**Work required:** Look through the records below, count the lines with the word "this", and reply with only the number.

**Saved entries:**
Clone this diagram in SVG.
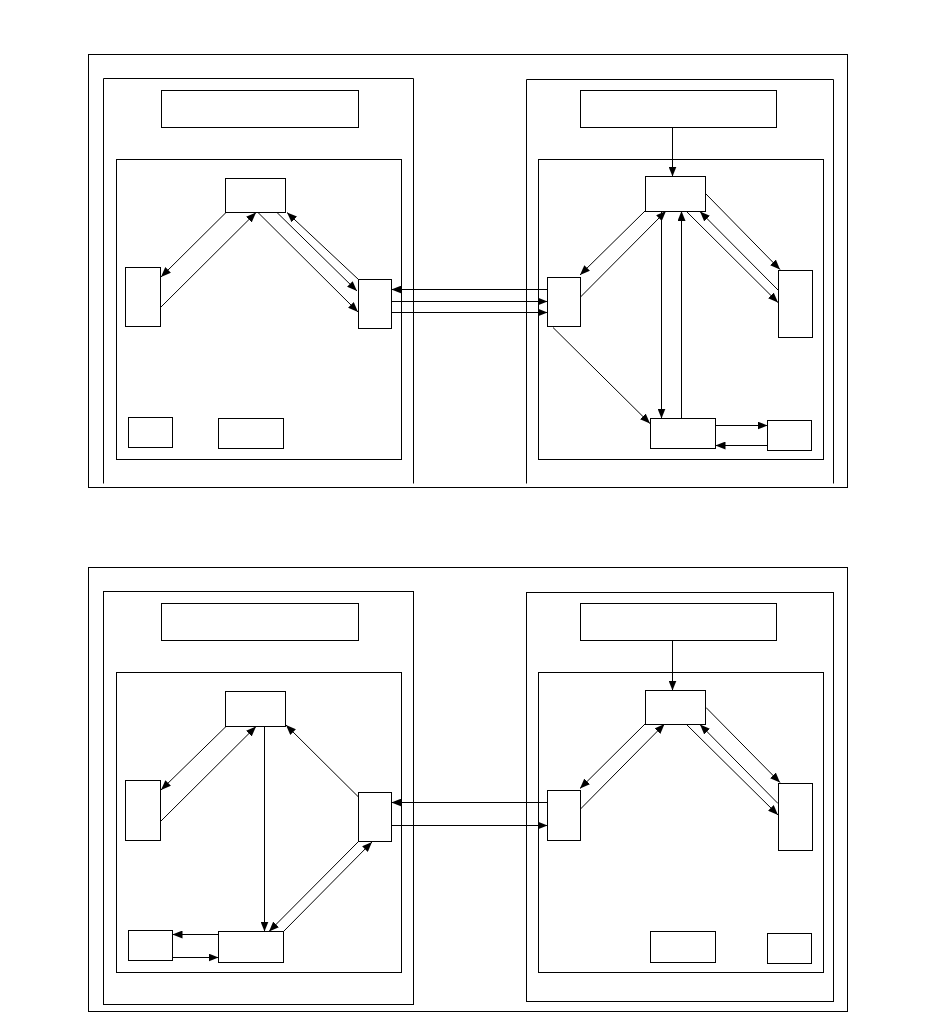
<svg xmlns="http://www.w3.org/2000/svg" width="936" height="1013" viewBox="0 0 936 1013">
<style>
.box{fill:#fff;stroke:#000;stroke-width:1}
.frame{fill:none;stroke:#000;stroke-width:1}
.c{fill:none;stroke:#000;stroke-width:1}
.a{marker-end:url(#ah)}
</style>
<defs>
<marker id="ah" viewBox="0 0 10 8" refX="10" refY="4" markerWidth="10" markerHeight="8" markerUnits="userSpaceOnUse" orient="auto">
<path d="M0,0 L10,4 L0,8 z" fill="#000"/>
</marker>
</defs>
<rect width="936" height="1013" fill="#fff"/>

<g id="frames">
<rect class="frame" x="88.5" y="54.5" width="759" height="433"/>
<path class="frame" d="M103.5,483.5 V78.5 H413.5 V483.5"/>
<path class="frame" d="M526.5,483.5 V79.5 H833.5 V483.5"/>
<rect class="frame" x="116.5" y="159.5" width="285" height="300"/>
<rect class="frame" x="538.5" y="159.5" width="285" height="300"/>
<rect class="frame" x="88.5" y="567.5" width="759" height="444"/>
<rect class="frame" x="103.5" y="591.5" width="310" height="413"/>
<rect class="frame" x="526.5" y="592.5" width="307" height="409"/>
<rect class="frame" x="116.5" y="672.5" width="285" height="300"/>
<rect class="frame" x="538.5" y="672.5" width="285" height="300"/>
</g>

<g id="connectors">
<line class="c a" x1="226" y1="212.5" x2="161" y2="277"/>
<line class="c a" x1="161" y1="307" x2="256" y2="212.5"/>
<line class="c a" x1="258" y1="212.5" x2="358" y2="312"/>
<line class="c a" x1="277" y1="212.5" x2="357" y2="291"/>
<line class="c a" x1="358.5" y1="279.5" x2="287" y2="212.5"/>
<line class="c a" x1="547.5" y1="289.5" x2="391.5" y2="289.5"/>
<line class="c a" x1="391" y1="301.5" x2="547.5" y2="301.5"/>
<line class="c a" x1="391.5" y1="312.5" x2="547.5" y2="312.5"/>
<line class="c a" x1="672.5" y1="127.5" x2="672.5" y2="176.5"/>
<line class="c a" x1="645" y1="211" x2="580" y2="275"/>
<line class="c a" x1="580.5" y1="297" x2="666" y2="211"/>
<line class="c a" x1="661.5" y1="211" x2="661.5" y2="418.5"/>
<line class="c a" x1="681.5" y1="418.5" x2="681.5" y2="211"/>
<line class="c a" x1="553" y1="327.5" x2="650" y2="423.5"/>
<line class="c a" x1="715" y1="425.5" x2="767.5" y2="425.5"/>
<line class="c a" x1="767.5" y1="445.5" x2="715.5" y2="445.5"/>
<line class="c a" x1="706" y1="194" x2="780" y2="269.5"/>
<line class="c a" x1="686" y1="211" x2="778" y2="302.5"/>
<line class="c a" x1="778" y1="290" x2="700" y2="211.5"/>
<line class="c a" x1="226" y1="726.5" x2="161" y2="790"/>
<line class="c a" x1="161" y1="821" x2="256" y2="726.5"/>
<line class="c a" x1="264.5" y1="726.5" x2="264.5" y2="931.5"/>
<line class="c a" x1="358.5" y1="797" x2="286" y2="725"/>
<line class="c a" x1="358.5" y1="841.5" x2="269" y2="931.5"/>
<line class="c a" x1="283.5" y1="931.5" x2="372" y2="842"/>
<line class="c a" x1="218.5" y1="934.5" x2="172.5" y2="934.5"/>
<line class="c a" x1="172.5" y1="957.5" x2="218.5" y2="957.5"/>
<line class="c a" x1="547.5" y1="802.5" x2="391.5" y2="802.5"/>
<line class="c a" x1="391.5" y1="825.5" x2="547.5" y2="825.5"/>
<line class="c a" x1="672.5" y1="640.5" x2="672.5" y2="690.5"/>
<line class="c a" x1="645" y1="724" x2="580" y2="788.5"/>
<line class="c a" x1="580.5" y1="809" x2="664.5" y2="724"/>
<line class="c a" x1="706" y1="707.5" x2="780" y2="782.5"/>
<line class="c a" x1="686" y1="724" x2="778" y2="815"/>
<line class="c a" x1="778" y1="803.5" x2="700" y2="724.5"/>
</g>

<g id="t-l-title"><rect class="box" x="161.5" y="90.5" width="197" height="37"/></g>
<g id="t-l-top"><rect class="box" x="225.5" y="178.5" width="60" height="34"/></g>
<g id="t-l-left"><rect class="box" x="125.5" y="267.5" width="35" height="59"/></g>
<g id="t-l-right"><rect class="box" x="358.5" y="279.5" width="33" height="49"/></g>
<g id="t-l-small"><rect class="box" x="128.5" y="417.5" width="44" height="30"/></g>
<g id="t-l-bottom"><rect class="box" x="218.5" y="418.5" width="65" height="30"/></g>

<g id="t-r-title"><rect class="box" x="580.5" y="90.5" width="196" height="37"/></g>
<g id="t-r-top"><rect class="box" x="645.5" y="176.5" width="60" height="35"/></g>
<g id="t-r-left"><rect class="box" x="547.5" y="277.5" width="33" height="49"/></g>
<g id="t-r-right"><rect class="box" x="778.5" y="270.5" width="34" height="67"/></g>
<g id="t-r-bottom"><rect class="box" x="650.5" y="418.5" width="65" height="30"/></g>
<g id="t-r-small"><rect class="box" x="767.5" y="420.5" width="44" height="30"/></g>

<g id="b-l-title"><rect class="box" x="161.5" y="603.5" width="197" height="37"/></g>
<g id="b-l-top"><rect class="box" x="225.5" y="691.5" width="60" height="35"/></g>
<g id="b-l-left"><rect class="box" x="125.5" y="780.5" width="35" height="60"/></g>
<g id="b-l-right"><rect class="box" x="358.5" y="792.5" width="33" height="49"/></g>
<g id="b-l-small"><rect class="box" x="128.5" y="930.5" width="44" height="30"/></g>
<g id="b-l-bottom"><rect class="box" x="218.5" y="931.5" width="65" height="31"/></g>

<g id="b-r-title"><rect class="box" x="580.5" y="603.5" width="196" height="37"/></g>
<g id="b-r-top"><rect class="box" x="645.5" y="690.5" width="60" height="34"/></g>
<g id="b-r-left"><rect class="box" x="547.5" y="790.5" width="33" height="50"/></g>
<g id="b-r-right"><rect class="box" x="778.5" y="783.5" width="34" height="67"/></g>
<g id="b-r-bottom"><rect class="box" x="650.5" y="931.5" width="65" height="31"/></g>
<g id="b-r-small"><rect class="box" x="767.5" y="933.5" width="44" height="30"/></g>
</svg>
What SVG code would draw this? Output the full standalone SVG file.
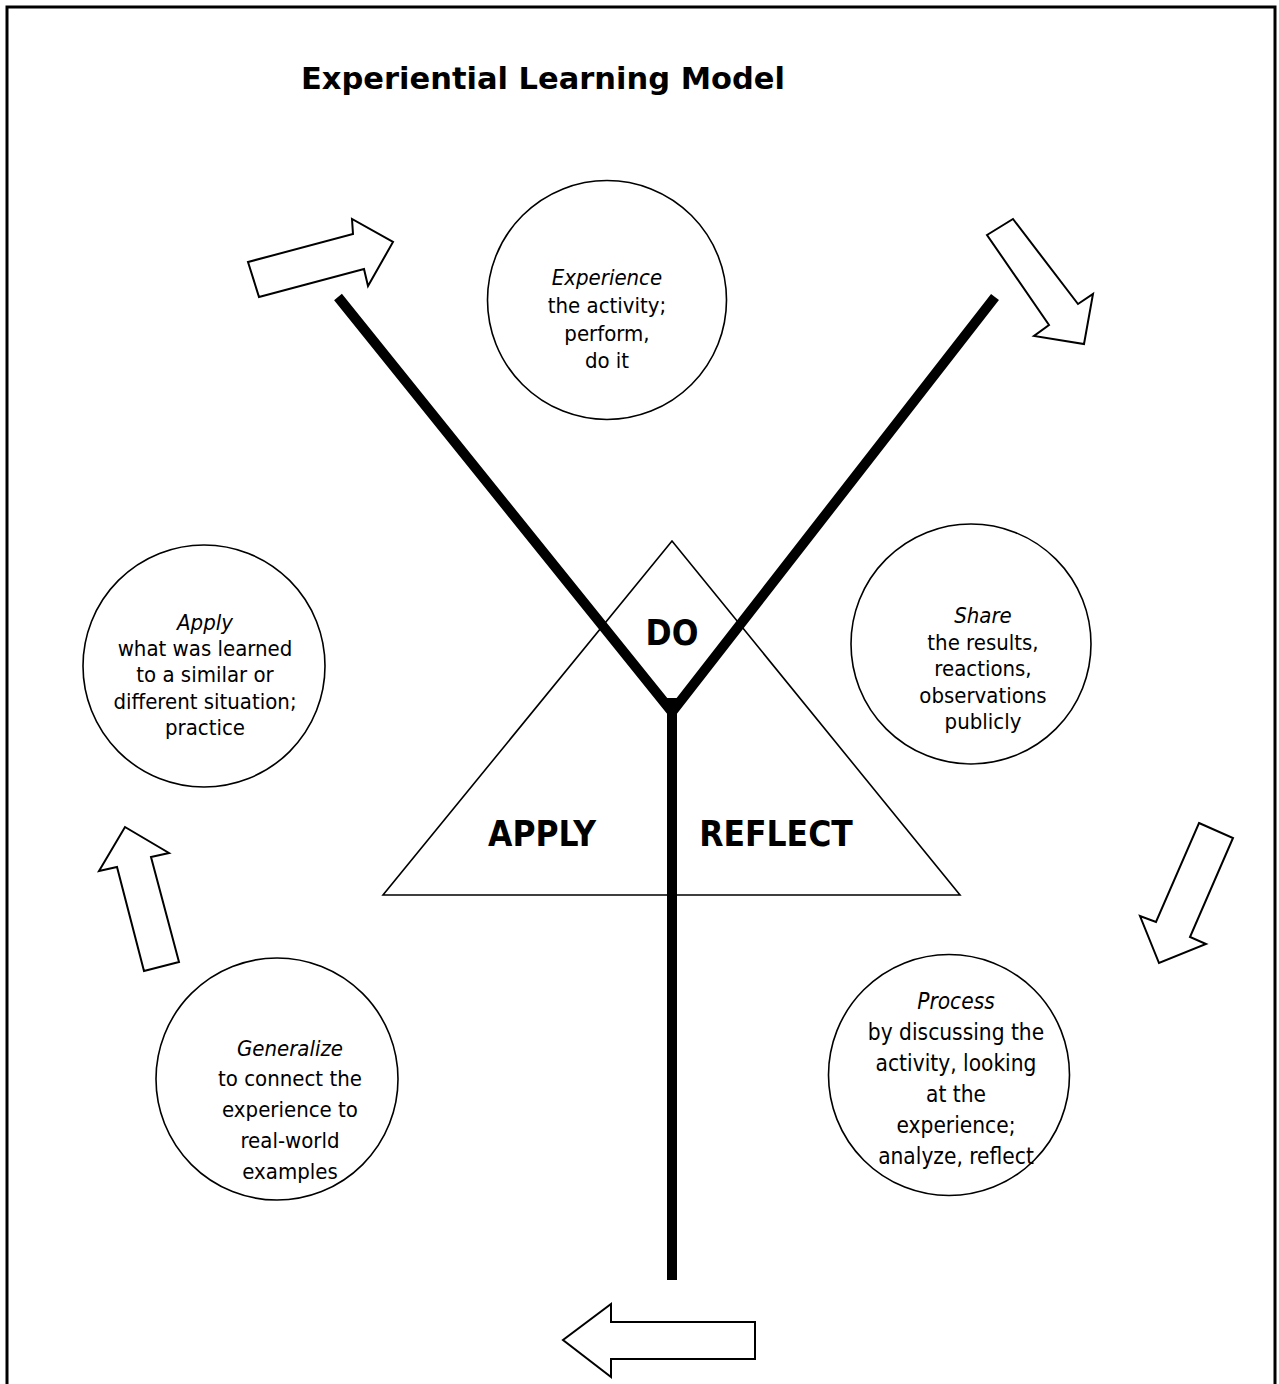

**Complete answer:** 2